Rows from a dataset of charts and code
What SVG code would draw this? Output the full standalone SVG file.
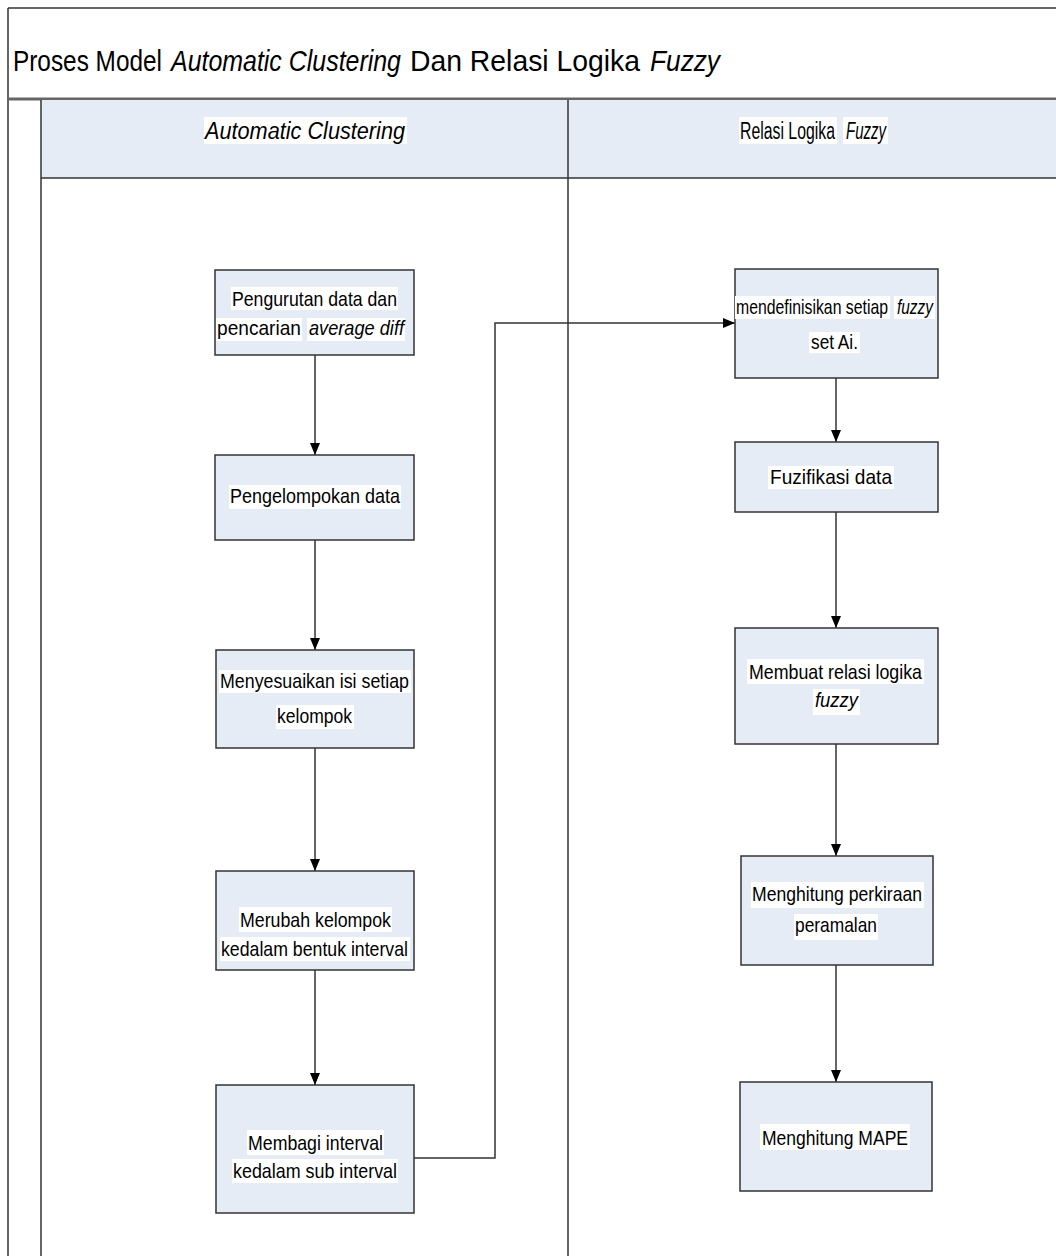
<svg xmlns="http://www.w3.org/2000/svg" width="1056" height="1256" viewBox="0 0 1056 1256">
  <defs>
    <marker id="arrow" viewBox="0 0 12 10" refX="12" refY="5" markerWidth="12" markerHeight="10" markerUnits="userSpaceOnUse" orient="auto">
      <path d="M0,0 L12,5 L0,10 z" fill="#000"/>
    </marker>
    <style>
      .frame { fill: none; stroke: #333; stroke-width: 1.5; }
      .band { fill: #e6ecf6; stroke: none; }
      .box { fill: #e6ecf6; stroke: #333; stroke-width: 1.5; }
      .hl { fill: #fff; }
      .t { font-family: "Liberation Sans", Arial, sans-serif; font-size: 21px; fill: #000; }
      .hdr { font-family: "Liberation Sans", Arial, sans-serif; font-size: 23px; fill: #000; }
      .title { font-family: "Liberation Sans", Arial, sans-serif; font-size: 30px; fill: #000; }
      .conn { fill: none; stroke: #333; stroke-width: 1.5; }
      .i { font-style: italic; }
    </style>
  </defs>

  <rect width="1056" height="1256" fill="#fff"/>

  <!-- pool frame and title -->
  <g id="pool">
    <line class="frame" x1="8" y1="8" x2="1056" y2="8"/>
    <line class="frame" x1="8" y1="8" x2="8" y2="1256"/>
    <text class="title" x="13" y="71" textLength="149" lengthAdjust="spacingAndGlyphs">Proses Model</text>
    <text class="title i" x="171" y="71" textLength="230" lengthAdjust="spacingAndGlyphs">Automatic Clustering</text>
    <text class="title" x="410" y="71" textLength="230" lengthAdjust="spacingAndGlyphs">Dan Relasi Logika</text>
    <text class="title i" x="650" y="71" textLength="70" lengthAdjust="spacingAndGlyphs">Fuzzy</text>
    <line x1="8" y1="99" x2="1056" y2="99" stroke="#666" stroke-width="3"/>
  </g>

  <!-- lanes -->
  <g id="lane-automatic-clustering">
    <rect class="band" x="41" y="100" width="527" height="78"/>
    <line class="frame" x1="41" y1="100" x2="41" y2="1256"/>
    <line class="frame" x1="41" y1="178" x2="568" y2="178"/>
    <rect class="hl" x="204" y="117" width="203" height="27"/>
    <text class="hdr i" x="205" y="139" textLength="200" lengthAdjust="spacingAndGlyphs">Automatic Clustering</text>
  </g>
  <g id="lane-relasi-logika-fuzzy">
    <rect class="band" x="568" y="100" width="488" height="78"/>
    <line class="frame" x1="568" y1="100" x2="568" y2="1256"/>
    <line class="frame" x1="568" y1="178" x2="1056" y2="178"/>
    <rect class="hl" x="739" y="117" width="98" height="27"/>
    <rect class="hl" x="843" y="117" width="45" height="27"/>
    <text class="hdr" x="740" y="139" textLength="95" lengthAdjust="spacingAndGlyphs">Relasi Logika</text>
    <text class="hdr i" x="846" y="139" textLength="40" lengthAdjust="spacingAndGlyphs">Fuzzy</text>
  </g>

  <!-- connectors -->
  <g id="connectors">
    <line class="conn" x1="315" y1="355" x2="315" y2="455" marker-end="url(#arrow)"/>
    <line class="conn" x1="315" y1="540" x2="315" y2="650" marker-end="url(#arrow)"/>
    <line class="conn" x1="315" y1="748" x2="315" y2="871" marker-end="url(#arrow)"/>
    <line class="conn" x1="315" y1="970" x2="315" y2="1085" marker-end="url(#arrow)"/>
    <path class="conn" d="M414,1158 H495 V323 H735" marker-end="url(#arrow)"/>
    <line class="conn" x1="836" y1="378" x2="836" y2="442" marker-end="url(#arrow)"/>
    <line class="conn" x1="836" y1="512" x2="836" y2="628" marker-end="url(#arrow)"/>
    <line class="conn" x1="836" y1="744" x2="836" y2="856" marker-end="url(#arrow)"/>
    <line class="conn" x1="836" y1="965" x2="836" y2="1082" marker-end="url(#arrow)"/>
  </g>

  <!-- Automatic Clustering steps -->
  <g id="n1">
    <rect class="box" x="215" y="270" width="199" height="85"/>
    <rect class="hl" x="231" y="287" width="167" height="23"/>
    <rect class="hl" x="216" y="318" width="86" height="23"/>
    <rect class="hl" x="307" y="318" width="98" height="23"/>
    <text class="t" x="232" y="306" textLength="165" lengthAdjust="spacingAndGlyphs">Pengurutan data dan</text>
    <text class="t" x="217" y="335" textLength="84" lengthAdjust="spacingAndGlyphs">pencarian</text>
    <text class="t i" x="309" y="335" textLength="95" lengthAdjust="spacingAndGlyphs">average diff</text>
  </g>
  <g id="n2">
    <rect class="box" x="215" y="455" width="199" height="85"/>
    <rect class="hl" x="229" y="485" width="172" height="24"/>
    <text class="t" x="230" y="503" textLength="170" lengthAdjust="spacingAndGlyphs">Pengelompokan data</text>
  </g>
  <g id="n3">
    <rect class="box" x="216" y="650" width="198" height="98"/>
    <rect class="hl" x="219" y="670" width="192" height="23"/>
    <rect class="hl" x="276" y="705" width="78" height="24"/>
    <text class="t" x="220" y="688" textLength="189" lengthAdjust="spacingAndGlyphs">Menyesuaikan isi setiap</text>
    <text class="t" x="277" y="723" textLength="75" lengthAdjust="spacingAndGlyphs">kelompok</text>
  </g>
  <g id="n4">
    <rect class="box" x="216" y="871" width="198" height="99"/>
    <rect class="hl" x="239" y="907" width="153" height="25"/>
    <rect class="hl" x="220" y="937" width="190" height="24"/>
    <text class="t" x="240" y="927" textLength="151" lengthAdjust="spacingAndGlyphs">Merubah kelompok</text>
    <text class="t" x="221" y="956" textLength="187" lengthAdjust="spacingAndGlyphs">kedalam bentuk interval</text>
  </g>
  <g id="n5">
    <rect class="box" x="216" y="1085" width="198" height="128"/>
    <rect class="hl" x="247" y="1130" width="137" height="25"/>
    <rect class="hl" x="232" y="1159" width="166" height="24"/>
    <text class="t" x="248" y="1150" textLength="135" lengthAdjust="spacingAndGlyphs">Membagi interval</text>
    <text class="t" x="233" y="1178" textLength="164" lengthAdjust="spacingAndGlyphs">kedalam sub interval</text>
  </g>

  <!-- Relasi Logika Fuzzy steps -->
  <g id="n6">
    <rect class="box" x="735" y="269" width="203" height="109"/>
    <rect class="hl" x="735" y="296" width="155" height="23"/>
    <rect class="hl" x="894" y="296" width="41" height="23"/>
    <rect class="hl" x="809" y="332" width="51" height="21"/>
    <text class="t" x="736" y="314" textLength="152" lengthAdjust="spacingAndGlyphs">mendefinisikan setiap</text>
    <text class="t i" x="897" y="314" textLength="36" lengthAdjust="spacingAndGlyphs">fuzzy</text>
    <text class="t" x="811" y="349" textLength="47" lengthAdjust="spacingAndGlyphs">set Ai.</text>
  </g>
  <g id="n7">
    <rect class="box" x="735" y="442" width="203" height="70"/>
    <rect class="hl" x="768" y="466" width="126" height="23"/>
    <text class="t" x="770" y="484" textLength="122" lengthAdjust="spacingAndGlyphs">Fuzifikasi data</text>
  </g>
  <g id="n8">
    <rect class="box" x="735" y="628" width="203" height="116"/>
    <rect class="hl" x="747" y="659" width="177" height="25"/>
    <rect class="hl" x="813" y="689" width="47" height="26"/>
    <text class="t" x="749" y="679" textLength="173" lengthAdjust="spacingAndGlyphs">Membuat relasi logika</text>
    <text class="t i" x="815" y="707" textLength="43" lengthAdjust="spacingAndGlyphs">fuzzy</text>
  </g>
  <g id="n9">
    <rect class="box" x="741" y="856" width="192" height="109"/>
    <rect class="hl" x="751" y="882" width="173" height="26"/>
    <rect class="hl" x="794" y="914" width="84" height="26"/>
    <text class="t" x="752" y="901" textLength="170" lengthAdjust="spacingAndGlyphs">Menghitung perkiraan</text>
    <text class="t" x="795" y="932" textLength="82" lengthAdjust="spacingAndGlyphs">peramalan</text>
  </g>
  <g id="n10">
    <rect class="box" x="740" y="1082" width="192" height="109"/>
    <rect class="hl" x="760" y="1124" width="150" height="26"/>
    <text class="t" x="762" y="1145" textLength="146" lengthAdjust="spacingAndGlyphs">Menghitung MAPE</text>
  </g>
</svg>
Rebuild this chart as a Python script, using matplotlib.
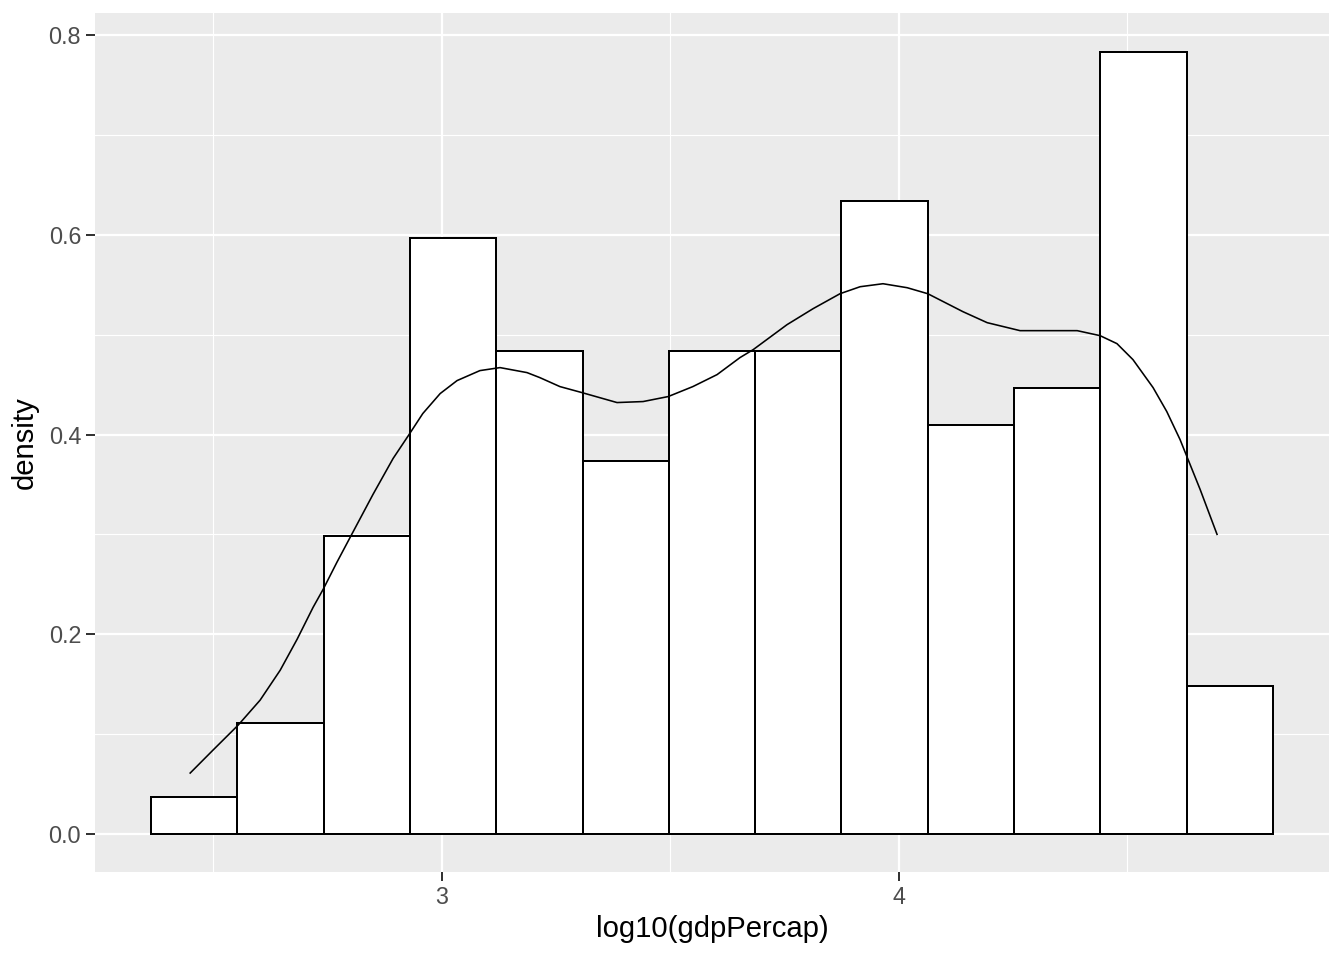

Your task —
From the entries above, copy each line holding "this".

Result below —
What SVG code would draw this? Output the full standalone SVG file.
Rebuild this chart as a Python script, using matplotlib.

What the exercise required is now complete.